UM CHARLES E DOIS JOÃOS
Quer dizer então que, para se obter financiamento público para qualquer expressão cultural no Rio de Janeiro, via gestão municipal, é preciso "eleger" como tema, se quiser o dindin, a chegada de D. João VI ao Brasil. Ahan!
Mas vou pensar de um jeito menos carrancudo e tentar entrar no espírito da anedota histórica.
Estou finalizando com minha namorada, Ilana Feldman, um curta-metragem chamado Almas Passantes. O filme acompanha um percurso de João do Rio e Charles Baudelarie pelo Centro do Rio. João do Rio vem do início do século XX. Baudelaire, de meados do XIX. Mas eles se encontram hoje, sabe-se lá graças a qual tecnologia propiciadora de viagens pelo tempo, sabe-se lá se graças ao fato de serem zumbis batedores de pés ou fantasmas desrritorializados. Hum! Desespacialização e destemporalização. Parece vacina contra a historicização das experiências. É o acúmulo das historicizações, porém, sem paredes isolacionistas.
Podemos reciclar a proposta e adequá-la ao ciclo D João VI.
D. João VI chega ao Brasil, ao Rio, em 2006, com amnésia. Não lembra de nada. Não sabemos se é um fantasma, se pegou a caravela do tempo ou se é um zumbi de George Romero.
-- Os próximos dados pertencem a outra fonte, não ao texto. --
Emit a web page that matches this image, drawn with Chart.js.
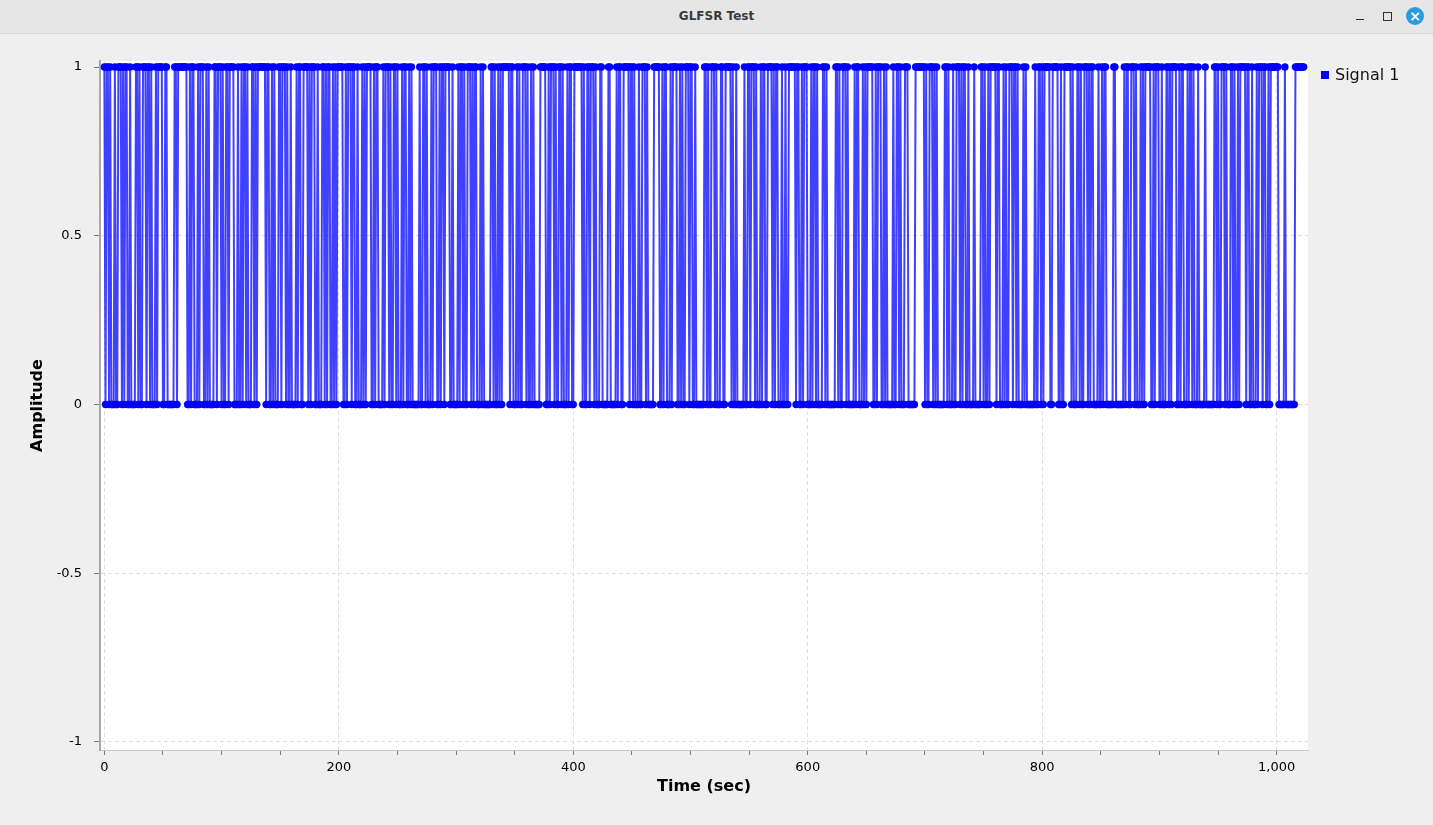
<!DOCTYPE html>
<html>
<head>
<meta charset="utf-8">
<title>GLFSR Test</title>
<script src="https://cdn.jsdelivr.net/npm/chart.js@4.4.0/dist/chart.umd.min.js"></script>
<style>
html, body { margin: 0; padding: 0; width: 1433px; height: 825px; overflow: hidden; background: #efefef; font-family: "DejaVu Sans", sans-serif; }
#titlebar { position: absolute; left: 0; top: 0; width: 1433px; height: 33px; background: #e6e6e6; border-bottom: 1px solid #d6d6d6; }
#titlebar .t { position: absolute; left: 0; width: 100%; top: 9px; text-align: center; font-size: 12px; font-weight: bold; color: #3a3a3a; }
#titlebar .min { position: absolute; left: 1356px; top: 19px; width: 8px; height: 1px; background: #333; }
#titlebar .max { position: absolute; left: 1383px; top: 12px; width: 7px; height: 7px; border: 1px solid #333; }
#titlebar .close { position: absolute; left: 1406px; top: 7px; width: 18px; height: 18px; border-radius: 50%; background: #2a9be0; color: #fff; font-size: 14px; line-height: 18px; text-align: center; font-weight: bold; }
#wrap { position: absolute; left: 0; top: 33px; width: 1433px; height: 792px; }
#legend { position: absolute; left: 1321px; top: 65px; font-size: 16px; color: #111; white-space: nowrap; }
#legend span.box { display: inline-block; width: 8px; height: 8px; background: #0000ff; margin-right: 6px; vertical-align: 1px; }
</style>
</head>
<body>
<div id="titlebar"><div class="t">GLFSR Test</div><div class="min"></div><div class="max"></div><div class="close">×</div></div>
<div id="wrap"><canvas id="myChart" width="1433" height="792"></canvas></div>
<div id="legend"></div>
<script>
// run lengths of the 0/1 signal, alternating 1,0,1,0... starting with a 1
const runsA = [1,1, 2,1,1,3,1,2,3,1,1,1,2,2,1,4,2,1,1,2,3,1,2,1,1,3,1,1,4,2,2, 6,2,1,8,
  2,1,1,2,3,1,1,3,2,1,1,1,4,2,1,3,1,1,2,2,1,4,3,1,2,1,1,2,1,1,3,2,1,1,1];
const runsB = [7, 1,2,2,1,1,1,3,2,1,3,1,1,2,1,4,1,1,2,2,4,1,1,1,3,2,1,3,2,1,1,1,2,2,1,1,1,1,
  5, 2,1,1,3,1,2,2,1,3,1,1,1,1,4,2,1,1,2,4,1,1,3,1,1,2,2,1,1,3,1,1,2,2,1,1,1];
const runsC = [6, 1,2,2,1,1,3,1,1,3,2,1,1,2,1,4,2,1,4,1,1,2,1,1,2,3,1,1,1,2,3,1,1,1,
  6, 2,1,1,2,1,1,1,1, 6, 1,2,3,1,1,1,2,3,1,1,2,1,1,1, 5,5, 2,1,1,3,1,1,2,2,1,1,3,1,1,2,2];
const runsD = [7, 1,1,2,2,1,3,1,1,3,2, 5,2,5, 1,1,2,2, 5, 1,2,1,1,3,1,2,3,1,1, 5,5,
  2,1,1,2,3,1,1,4,2,1,1,1,2,3,1,2,2,1, 7, 2,1,1,2,3,1,1,3,2,2, 5, 1,1,2,1, 6];
const runsE = [1,2,2,1,3,1,1,3,1,1,2,2,4,1,1,1,2,3,1,2,1,2, 6, 1,2,2,1,1,3,3,1,1,2,1,1,4,2,1,1,
  7, 2,1,1,2,3,1,1, 5, 1,1,2,3,1,1,1,1, 5, 2,1,1,3,2,1,1,1, 5, 1,2,2,1,1,3,3, 6, 8];
const runsF = [1,1,2,3,1,1,1,1, 6, 2,1,1,3,1,2,3,1,1,1,2,2,1,4,1, 5, 2,1,1,2,1,1, 5,
  1,2,3,1,1,1,2,3,1,2,1,1,4,1,1,1, 7, 1,2,2,1,1,1, 5,2,5, 2,1,2, 6];
const runsG = [1,1,3,2,1,1,2,3,1,1,1,2,4,1,2,1,1,2, 6,2,7, 1,1,2,2,3,1,1,3,1,1,1,1, 5,
  2,1,1,3,2,1,3,2,1,1,1,4,2,1,1,2,3,1,1,2,1,1,3, 1,5,1,7, 2,1,1,2,3,1,1,3,2,1,1,2,1,1, 5,
  1,2,2,1,3,1,1,3,1,2,2,1,1, 7,5,1,8,8];

const seriesName = "Signal 1";
const xMajor = [0, 200, 400, 600, 800, 1000];
const xMajorLabels = ["0", "200", "400", "600", "800", "1,000"];
const xMinor = [50, 100, 150, 250, 300, 350, 450, 500, 550, 650, 700, 750, 850, 900, 950];
const yTicks = [-1, -0.5, 0, 0.5, 1];
const yLabels = ["-1", "-0.5", "0", "0.5", "1"];

const runs = [].concat(runsA, runsB, runsC, runsD, runsE, runsF, runsG);
const samples = [];
let level = 1;
runs.forEach(n => {
  for (let k = 0; k < n; k++) samples.push(level);
  level = 1 - level;
});
const points = samples.map((v, i) => ({ x: i, y: v }));

const whiteArea = {
  id: 'whiteArea',
  beforeDraw(c) {
    const a = c.chartArea;
    c.ctx.save();
    c.ctx.fillStyle = '#ffffff';
    c.ctx.fillRect(a.left, a.top, a.right - a.left, a.bottom - a.top);
    c.ctx.restore();
  }
};

const ctx = document.getElementById('myChart').getContext('2d');
Chart.defaults.font.family = '"DejaVu Sans", sans-serif';
Chart.defaults.color = '#000';

const chart = new Chart(ctx, {
  type: 'line',
  data: {
    datasets: [{
      label: seriesName,
      data: points,
      borderColor: 'rgba(0,0,255,0.75)',
      backgroundColor: '#0000ff',
      borderWidth: 2,
      pointRadius: 3.7,
      pointBorderWidth: 0,
      pointBackgroundColor: '#0000ff',
      fill: false,
      tension: 0
    }]
  },
  options: {
    responsive: false,
    animation: false,
    events: [],
    layout: { padding: { left: 24, right: 125, top: 28, bottom: 25 } },
    plugins: { legend: { display: false }, tooltip: { enabled: false } },
    scales: {
      x: {
        type: 'linear',
        min: -3.7,
        max: 1026.7,
        afterFit: s => { s.height = 50; },
        afterBuildTicks: s => { s.ticks = xMajor.concat(xMinor).sort((a, b) => a - b).map(v => ({ value: v })); },
        ticks: {
          autoSkip: false,
          maxRotation: 0,
          padding: 5,
          font: { size: 13 },
          callback: v => { const i = xMajor.indexOf(v); return i >= 0 ? xMajorLabels[i] : ''; }
        },
        grid: {
          color: c => (c.tick && xMajor.includes(c.tick.value)) ? '#dedede' : 'rgba(0,0,0,0)',
          tickColor: '#7a7a7a',
          tickLength: 5,
          lineWidth: 1
        },
        border: { display: true, color: '#c8c8c8', width: 1, dash: [4, 3] },
        title: { display: true, text: 'Time (sec)', font: { size: 16, weight: 'bold' }, color: '#000' }
      },
      y: {
        min: -1.024,
        max: 1.018,
        afterFit: s => { s.width = 76; },
        afterBuildTicks: s => { s.ticks = yTicks.map(v => ({ value: v })); },
        ticks: {
          padding: 12,
          font: { size: 13 },
          callback: v => { const i = yTicks.indexOf(v); return i >= 0 ? yLabels[i] : ''; }
        },
        grid: { color: '#dedede', tickColor: '#7a7a7a', tickLength: 6, lineWidth: 1 },
        border: { display: true, color: '#a8a8a8', width: 2, dash: [4, 3] },
        title: { display: true, text: 'Amplitude', font: { size: 16, weight: 'bold' }, color: '#000' }
      }
    }
  },
  plugins: [whiteArea]
});

document.getElementById('legend').innerHTML =
  '<span class="box"></span>' + chart.data.datasets[0].label;
</script>
</body>
</html>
Na falta de Romero, vamos de Fabio Barreto.
Vagando pelo centro, D. João encontra João do Rio, que o reconhece, e Charles Baudelaire, que já ouviu comentários sobre João VI. O cronista e o poeta o levam para lugares que possam despertar a memória do imperador. Ele nunca ouviu falar do Brasil. Precisa redescobri-lo.
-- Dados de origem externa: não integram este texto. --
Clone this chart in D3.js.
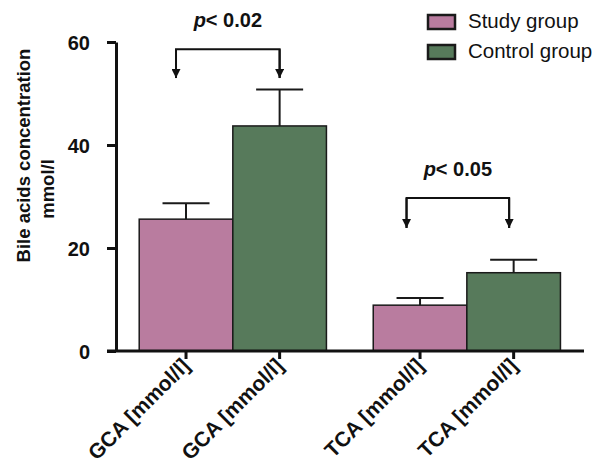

No meio da deambulação, depois de traçarem um frango a passarinho em um pé sujo, os três param diante de um centro cultural, cuja atração é um ciclo de curtas e longas sobre D João VI. Ao avistarem o imperador, prefeito e secretário correm para cumprimentá-lo, agradecendo por ter aceito o convite para comparecer ao coquetel de abertura do ciclo. D João começa a fazer cara de que está lembrando de algo, dele, do país, do convite.
No meio da sessão, D João, Baudelaire e João do Rio saem, com caras de poucos amigos. Talvez com a memória refeita, o imperador interpela as autoridades municipais e cobra o pagamentos de royalties pelo uso de sua imagem - e ameaça entrar com processo por difamação. Vendo o factóide se instalar, João do Rio, que sabe como as coisas acontecem na cidade, e Baudelaire, que já aprendeu duas ou três coisas sobre o Rio, saem caminhando pelas ruas e largam o imperador com o alcaide.
Esse post não foi patrocinado pelo programa dirigista D João VI.